====== SUPPLIED DATA ======
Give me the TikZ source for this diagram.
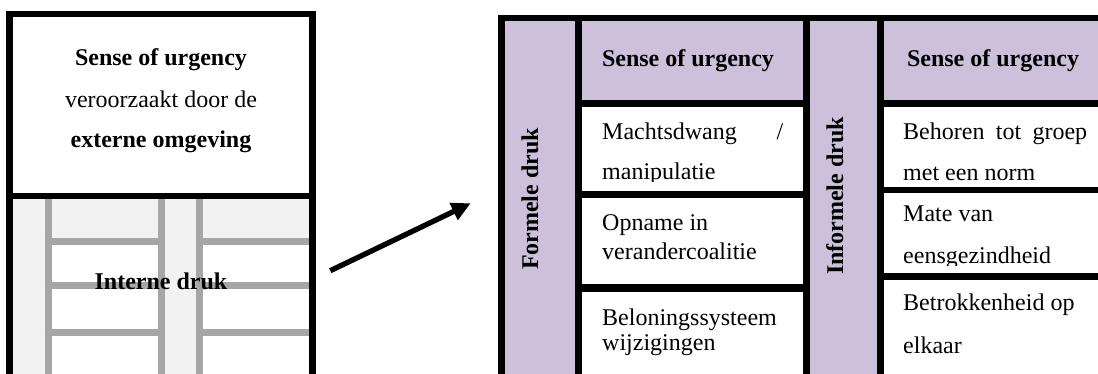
\documentclass[tikz,border=0pt]{standalone}
\usepackage{fontspec}
\setmainfont{Liberation Serif}
\usetikzlibrary{arrows.meta}
\definecolor{lavender}{HTML}{CCC0DA}
\definecolor{paleGray}{HTML}{F2F2F2}
\definecolor{brickLine}{HTML}{A6A6A6}
\begin{document}
\begin{tikzpicture}[x=1pt,y=-1pt,
  frame/.style={line width=6.5pt, line join=miter},
  rule/.style={line width=7pt},
  brick/.style={draw=brickLine, line width=7pt},
  txt/.style={inner sep=0pt, anchor=base west, font=\fontsize{24}{28}\selectfont},
  ctxt/.style={inner sep=0pt, anchor=base, font=\fontsize{24}{28}\selectfont},
  sidelabel/.style={inner sep=0pt, anchor=base, rotate=90, font=\fontsize{24}{28}\selectfont\bfseries},
]
\useasboundingbox (0,0) rectangle (1098,374);
\clip (0,0) rectangle (1098,374);
\fill[white] (0,0) rectangle (1098,374);

% ---------- left panel: external urgency above a brick wall ----------
\fill[paleGray] (9.7,196) rectangle (312.5,380);
\fill[white] (48.3,241.7) rectangle (161.7,380);
\fill[white] (199,241.7) rectangle (312.5,380);
\foreach \bx in {48.3,161.7,199}
  \draw[brick] (\bx,196) -- (\bx,380);
\foreach \by in {241.7,285.5,332.5}{
  \draw[brick] (44.8,\by) -- (165.2,\by);
  \draw[brick] (195.5,\by) -- (312.5,\by);
}
\draw[frame] (9.7,380) -- (9.7,14) -- (312.5,14) -- (312.5,380);
\draw[line width=6pt] (9.7,196.3) -- (312.5,196.3);

\node[ctxt, font=\fontsize{24}{28}\selectfont\bfseries] (extTitle) at (161,66) {Sense of urgency};
\node[ctxt] (extLine) at (161,108) {veroorzaakt door de};
\node[ctxt, font=\fontsize{24}{28}\selectfont\bfseries] (extSource) at (161,148) {externe omgeving};
\node[ctxt, font=\fontsize{24}{28}\selectfont\bfseries] (internal) at (161,289) {Interne druk};

% ---------- right panel: formal and informal pressure ----------
\fill[lavender] (501.7,18) rectangle (578,380);
\fill[lavender] (578,18) rectangle (806.7,103.5);
\fill[lavender] (806.7,18) rectangle (880.7,380);
\fill[lavender] (880.7,18) rectangle (1110,103.5);

\foreach \vx in {578,806.7,880.7}
  \draw[rule] (\vx,18) -- (\vx,380);
\draw[rule] (578,103.5) -- (806.7,103.5);
\draw[line width=7.5pt] (578,194.5) -- (806.7,194.5);
\draw[line width=8pt] (578,287.5) -- (806.7,287.5);
\draw[rule] (880.7,103.5) -- (1110,103.5);
\draw[line width=6.5pt] (880.7,190) -- (1110,190);
\draw[line width=6.5pt] (880.7,276.5) -- (1110,276.5);
\draw[frame] (501.7,380) -- (501.7,18) -- (1110,18);

\node[sidelabel] (formal) at (538,199) {Formele druk};
\node[sidelabel] (informal) at (843,196) {Informele druk};

\node[ctxt, font=\fontsize{24}{28}\selectfont\bfseries] (formalHead) at (688,67) {Sense of urgency};
\node[ctxt, font=\fontsize{24}{28}\selectfont\bfseries] (informalHead) at (993,67) {Sense of urgency};

% formal pressure items
\node[txt] (power) at (602,140) {\hbox to 181pt{Machtsdwang\hfill /}};
\begin{scope}
  \clip (582,107) rectangle (803,182);
  \node[txt] (powerB) at (602,180) {manipulatie};
\end{scope}
\node[txt] (coalition) at (602,231) {Opname in};
\node[txt] (coalitionB) at (602,259) {verandercoalitie};
\node[txt] (reward) at (602,325) {Beloningssysteem};
\node[txt] (rewardB) at (602,350) {wijzigingen};

% informal pressure items
\node[txt] (group) at (903,140) {\hbox to 184pt{Behoren\hfill tot\hfill groep}};
\begin{scope}
  \clip (884,107) rectangle (1098,182.5);
  \node[txt] (groupB) at (903,181) {met een norm};
\end{scope}
\node[txt] (unity) at (903,222) {Mate van};
\begin{scope}
  \clip (884,193) rectangle (1098,265.5);
  \node[txt] (unityB) at (903,263) {eensgezindheid};
\end{scope}
\node[txt] (involve) at (903,310) {Betrokkenheid op};
\node[txt] (involveB) at (903,353) {elkaar};

% ---------- connecting arrow ----------
\coordinate (arrowTail) at (330.3,270.7);
\coordinate (arrowTip) at (470.7,203.3);
\draw[line width=5.3pt, -{Triangle[length=19pt,width=18pt]}] (arrowTail) -- (arrowTip);
\end{tikzpicture}
\end{document}
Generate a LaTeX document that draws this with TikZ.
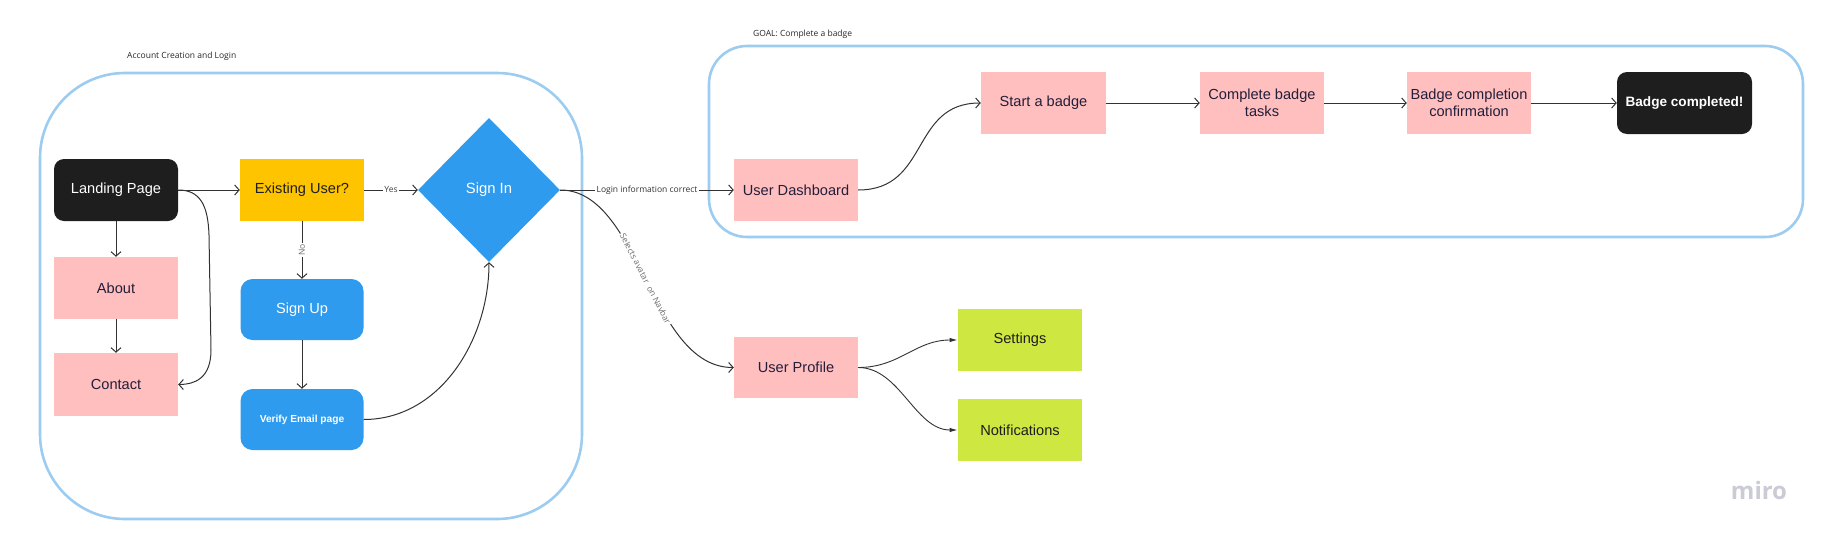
======
_GOAL_
Only the lines from the top of the data through the line with "(internal) at (161,289)" should be quoted, exactly and with both ends kept; skip the pictures.

_PROBLEM SOLUTION_
Give me the TikZ source for this diagram.
\documentclass[tikz,border=0pt]{standalone}
\usepackage{fontspec}
\setmainfont{Liberation Serif}
\usetikzlibrary{arrows.meta}
\definecolor{lavender}{HTML}{CCC0DA}
\definecolor{paleGray}{HTML}{F2F2F2}
\definecolor{brickLine}{HTML}{A6A6A6}
\begin{document}
\begin{tikzpicture}[x=1pt,y=-1pt,
  frame/.style={line width=6.5pt, line join=miter},
  rule/.style={line width=7pt},
  brick/.style={draw=brickLine, line width=7pt},
  txt/.style={inner sep=0pt, anchor=base west, font=\fontsize{24}{28}\selectfont},
  ctxt/.style={inner sep=0pt, anchor=base, font=\fontsize{24}{28}\selectfont},
  sidelabel/.style={inner sep=0pt, anchor=base, rotate=90, font=\fontsize{24}{28}\selectfont\bfseries},
]
\useasboundingbox (0,0) rectangle (1098,374);
\clip (0,0) rectangle (1098,374);
\fill[white] (0,0) rectangle (1098,374);

% ---------- left panel: external urgency above a brick wall ----------
\fill[paleGray] (9.7,196) rectangle (312.5,380);
\fill[white] (48.3,241.7) rectangle (161.7,380);
\fill[white] (199,241.7) rectangle (312.5,380);
\foreach \bx in {48.3,161.7,199}
  \draw[brick] (\bx,196) -- (\bx,380);
\foreach \by in {241.7,285.5,332.5}{
  \draw[brick] (44.8,\by) -- (165.2,\by);
  \draw[brick] (195.5,\by) -- (312.5,\by);
}
\draw[frame] (9.7,380) -- (9.7,14) -- (312.5,14) -- (312.5,380);
\draw[line width=6pt] (9.7,196.3) -- (312.5,196.3);

\node[ctxt, font=\fontsize{24}{28}\selectfont\bfseries] (extTitle) at (161,66) {Sense of urgency};
\node[ctxt] (extLine) at (161,108) {veroorzaakt door de};
\node[ctxt, font=\fontsize{24}{28}\selectfont\bfseries] (extSource) at (161,148) {externe omgeving};
\node[ctxt, font=\fontsize{24}{28}\selectfont\bfseries] (internal) at (161,289) {Interne druk};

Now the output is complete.